**Direction:**
Transcribe all of the material exactly, except for its pictures.
— START —
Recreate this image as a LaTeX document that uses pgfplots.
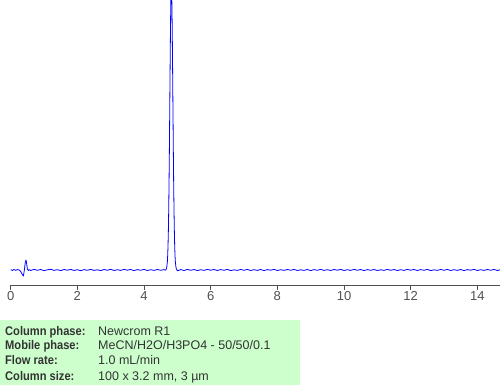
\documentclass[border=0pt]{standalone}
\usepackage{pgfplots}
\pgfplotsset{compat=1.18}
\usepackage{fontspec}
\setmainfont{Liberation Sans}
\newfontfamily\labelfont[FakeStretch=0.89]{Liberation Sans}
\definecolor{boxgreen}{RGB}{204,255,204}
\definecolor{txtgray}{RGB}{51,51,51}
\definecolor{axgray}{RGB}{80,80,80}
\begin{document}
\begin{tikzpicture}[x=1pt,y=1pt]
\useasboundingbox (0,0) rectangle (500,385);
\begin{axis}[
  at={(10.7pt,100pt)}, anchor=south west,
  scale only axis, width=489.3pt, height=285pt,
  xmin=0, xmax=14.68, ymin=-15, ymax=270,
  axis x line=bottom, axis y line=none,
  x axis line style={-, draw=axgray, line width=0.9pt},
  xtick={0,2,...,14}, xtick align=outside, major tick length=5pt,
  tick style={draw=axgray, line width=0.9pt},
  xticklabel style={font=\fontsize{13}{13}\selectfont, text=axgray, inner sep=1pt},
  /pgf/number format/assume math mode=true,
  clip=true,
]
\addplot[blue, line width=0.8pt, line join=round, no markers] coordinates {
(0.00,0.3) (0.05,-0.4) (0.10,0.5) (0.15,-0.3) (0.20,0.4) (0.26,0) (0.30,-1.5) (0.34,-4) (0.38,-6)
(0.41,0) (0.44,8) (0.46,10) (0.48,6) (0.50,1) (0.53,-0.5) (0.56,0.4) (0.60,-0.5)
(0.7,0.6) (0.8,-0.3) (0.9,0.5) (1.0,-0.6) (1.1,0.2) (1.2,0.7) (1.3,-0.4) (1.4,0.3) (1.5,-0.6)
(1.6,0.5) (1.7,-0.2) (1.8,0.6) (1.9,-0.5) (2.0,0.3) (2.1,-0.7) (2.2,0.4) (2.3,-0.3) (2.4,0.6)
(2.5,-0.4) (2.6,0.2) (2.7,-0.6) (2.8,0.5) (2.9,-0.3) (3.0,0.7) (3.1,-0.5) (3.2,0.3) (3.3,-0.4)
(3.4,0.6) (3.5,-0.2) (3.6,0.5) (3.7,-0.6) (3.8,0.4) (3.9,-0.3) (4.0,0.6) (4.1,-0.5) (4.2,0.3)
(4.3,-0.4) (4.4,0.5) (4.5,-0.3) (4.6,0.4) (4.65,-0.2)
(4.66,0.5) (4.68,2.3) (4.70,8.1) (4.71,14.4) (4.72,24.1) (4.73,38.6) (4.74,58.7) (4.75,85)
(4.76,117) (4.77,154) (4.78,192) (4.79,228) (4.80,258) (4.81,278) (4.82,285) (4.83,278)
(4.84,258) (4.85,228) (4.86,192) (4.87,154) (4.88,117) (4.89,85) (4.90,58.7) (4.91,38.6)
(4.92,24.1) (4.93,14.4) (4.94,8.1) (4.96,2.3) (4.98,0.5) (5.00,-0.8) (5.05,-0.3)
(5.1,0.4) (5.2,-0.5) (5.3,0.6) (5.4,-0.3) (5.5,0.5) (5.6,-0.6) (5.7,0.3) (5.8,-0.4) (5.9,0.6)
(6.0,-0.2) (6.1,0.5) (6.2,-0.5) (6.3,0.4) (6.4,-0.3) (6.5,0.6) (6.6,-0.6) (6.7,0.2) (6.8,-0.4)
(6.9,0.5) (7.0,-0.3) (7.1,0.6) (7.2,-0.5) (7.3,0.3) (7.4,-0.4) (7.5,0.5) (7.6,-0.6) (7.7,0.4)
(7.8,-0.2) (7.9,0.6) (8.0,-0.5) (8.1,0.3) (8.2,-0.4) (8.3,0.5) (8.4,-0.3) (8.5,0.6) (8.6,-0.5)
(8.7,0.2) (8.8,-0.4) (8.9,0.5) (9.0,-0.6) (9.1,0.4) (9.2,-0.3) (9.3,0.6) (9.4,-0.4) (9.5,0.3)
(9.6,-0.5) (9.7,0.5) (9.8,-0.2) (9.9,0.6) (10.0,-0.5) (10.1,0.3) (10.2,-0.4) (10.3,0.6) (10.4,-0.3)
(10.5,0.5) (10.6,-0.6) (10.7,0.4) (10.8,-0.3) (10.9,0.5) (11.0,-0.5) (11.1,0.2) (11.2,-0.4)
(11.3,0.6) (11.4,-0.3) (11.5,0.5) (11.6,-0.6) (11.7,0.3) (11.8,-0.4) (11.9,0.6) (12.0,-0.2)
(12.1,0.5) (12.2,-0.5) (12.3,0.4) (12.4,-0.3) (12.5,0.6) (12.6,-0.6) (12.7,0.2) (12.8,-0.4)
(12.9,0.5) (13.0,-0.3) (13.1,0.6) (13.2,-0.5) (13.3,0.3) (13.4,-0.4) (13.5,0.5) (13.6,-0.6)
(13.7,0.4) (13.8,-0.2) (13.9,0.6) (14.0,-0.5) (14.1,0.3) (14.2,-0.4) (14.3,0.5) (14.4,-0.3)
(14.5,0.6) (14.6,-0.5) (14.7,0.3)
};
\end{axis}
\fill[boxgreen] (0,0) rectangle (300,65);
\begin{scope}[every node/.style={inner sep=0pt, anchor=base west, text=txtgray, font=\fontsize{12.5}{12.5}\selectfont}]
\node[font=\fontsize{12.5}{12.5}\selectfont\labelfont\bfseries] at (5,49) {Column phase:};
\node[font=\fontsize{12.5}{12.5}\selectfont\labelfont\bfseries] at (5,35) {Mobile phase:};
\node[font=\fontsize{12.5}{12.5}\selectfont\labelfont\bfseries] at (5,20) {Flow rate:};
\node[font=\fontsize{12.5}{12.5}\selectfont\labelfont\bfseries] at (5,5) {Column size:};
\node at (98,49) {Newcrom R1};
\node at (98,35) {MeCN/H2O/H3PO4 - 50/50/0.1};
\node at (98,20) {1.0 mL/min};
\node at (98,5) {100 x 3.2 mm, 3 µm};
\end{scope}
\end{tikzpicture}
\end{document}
— END —
**Worked answer:**
Recreate this image as a LaTeX document that uses pgfplots.
\documentclass[border=0pt]{standalone}
\usepackage{pgfplots}
\pgfplotsset{compat=1.18}
\usepackage{fontspec}
\setmainfont{Liberation Sans}
\newfontfamily\labelfont[FakeStretch=0.89]{Liberation Sans}
\definecolor{boxgreen}{RGB}{204,255,204}
\definecolor{txtgray}{RGB}{51,51,51}
\definecolor{axgray}{RGB}{80,80,80}
\begin{document}
\begin{tikzpicture}[x=1pt,y=1pt]
\useasboundingbox (0,0) rectangle (500,385);
\begin{axis}[
  at={(10.7pt,100pt)}, anchor=south west,
  scale only axis, width=489.3pt, height=285pt,
  xmin=0, xmax=14.68, ymin=-15, ymax=270,
  axis x line=bottom, axis y line=none,
  x axis line style={-, draw=axgray, line width=0.9pt},
  xtick={0,2,...,14}, xtick align=outside, major tick length=5pt,
  tick style={draw=axgray, line width=0.9pt},
  xticklabel style={font=\fontsize{13}{13}\selectfont, text=axgray, inner sep=1pt},
  /pgf/number format/assume math mode=true,
  clip=true,
]
\addplot[blue, line width=0.8pt, line join=round, no markers] coordinates {
(0.00,0.3) (0.05,-0.4) (0.10,0.5) (0.15,-0.3) (0.20,0.4) (0.26,0) (0.30,-1.5) (0.34,-4) (0.38,-6)
(0.41,0) (0.44,8) (0.46,10) (0.48,6) (0.50,1) (0.53,-0.5) (0.56,0.4) (0.60,-0.5)
(0.7,0.6) (0.8,-0.3) (0.9,0.5) (1.0,-0.6) (1.1,0.2) (1.2,0.7) (1.3,-0.4) (1.4,0.3) (1.5,-0.6)
(1.6,0.5) (1.7,-0.2) (1.8,0.6) (1.9,-0.5) (2.0,0.3) (2.1,-0.7) (2.2,0.4) (2.3,-0.3) (2.4,0.6)
(2.5,-0.4) (2.6,0.2) (2.7,-0.6) (2.8,0.5) (2.9,-0.3) (3.0,0.7) (3.1,-0.5) (3.2,0.3) (3.3,-0.4)
(3.4,0.6) (3.5,-0.2) (3.6,0.5) (3.7,-0.6) (3.8,0.4) (3.9,-0.3) (4.0,0.6) (4.1,-0.5) (4.2,0.3)
(4.3,-0.4) (4.4,0.5) (4.5,-0.3) (4.6,0.4) (4.65,-0.2)
(4.66,0.5) (4.68,2.3) (4.70,8.1) (4.71,14.4) (4.72,24.1) (4.73,38.6) (4.74,58.7) (4.75,85)
(4.76,117) (4.77,154) (4.78,192) (4.79,228) (4.80,258) (4.81,278) (4.82,285) (4.83,278)
(4.84,258) (4.85,228) (4.86,192) (4.87,154) (4.88,117) (4.89,85) (4.90,58.7) (4.91,38.6)
(4.92,24.1) (4.93,14.4) (4.94,8.1) (4.96,2.3) (4.98,0.5) (5.00,-0.8) (5.05,-0.3)
(5.1,0.4) (5.2,-0.5) (5.3,0.6) (5.4,-0.3) (5.5,0.5) (5.6,-0.6) (5.7,0.3) (5.8,-0.4) (5.9,0.6)
(6.0,-0.2) (6.1,0.5) (6.2,-0.5) (6.3,0.4) (6.4,-0.3) (6.5,0.6) (6.6,-0.6) (6.7,0.2) (6.8,-0.4)
(6.9,0.5) (7.0,-0.3) (7.1,0.6) (7.2,-0.5) (7.3,0.3) (7.4,-0.4) (7.5,0.5) (7.6,-0.6) (7.7,0.4)
(7.8,-0.2) (7.9,0.6) (8.0,-0.5) (8.1,0.3) (8.2,-0.4) (8.3,0.5) (8.4,-0.3) (8.5,0.6) (8.6,-0.5)
(8.7,0.2) (8.8,-0.4) (8.9,0.5) (9.0,-0.6) (9.1,0.4) (9.2,-0.3) (9.3,0.6) (9.4,-0.4) (9.5,0.3)
(9.6,-0.5) (9.7,0.5) (9.8,-0.2) (9.9,0.6) (10.0,-0.5) (10.1,0.3) (10.2,-0.4) (10.3,0.6) (10.4,-0.3)
(10.5,0.5) (10.6,-0.6) (10.7,0.4) (10.8,-0.3) (10.9,0.5) (11.0,-0.5) (11.1,0.2) (11.2,-0.4)
(11.3,0.6) (11.4,-0.3) (11.5,0.5) (11.6,-0.6) (11.7,0.3) (11.8,-0.4) (11.9,0.6) (12.0,-0.2)
(12.1,0.5) (12.2,-0.5) (12.3,0.4) (12.4,-0.3) (12.5,0.6) (12.6,-0.6) (12.7,0.2) (12.8,-0.4)
(12.9,0.5) (13.0,-0.3) (13.1,0.6) (13.2,-0.5) (13.3,0.3) (13.4,-0.4) (13.5,0.5) (13.6,-0.6)
(13.7,0.4) (13.8,-0.2) (13.9,0.6) (14.0,-0.5) (14.1,0.3) (14.2,-0.4) (14.3,0.5) (14.4,-0.3)
(14.5,0.6) (14.6,-0.5) (14.7,0.3)
};
\end{axis}
\fill[boxgreen] (0,0) rectangle (300,65);
\begin{scope}[every node/.style={inner sep=0pt, anchor=base west, text=txtgray, font=\fontsize{12.5}{12.5}\selectfont}]
\node[font=\fontsize{12.5}{12.5}\selectfont\labelfont\bfseries] at (5,49) {Column phase:};
\node[font=\fontsize{12.5}{12.5}\selectfont\labelfont\bfseries] at (5,35) {Mobile phase:};
\node[font=\fontsize{12.5}{12.5}\selectfont\labelfont\bfseries] at (5,20) {Flow rate:};
\node[font=\fontsize{12.5}{12.5}\selectfont\labelfont\bfseries] at (5,5) {Column size:};
\node at (98,49) {Newcrom R1};
\node at (98,35) {MeCN/H2O/H3PO4 - 50/50/0.1};
\node at (98,20) {1.0 mL/min};
\node at (98,5) {100 x 3.2 mm, 3 µm};
\end{scope}
\end{tikzpicture}
\end{document}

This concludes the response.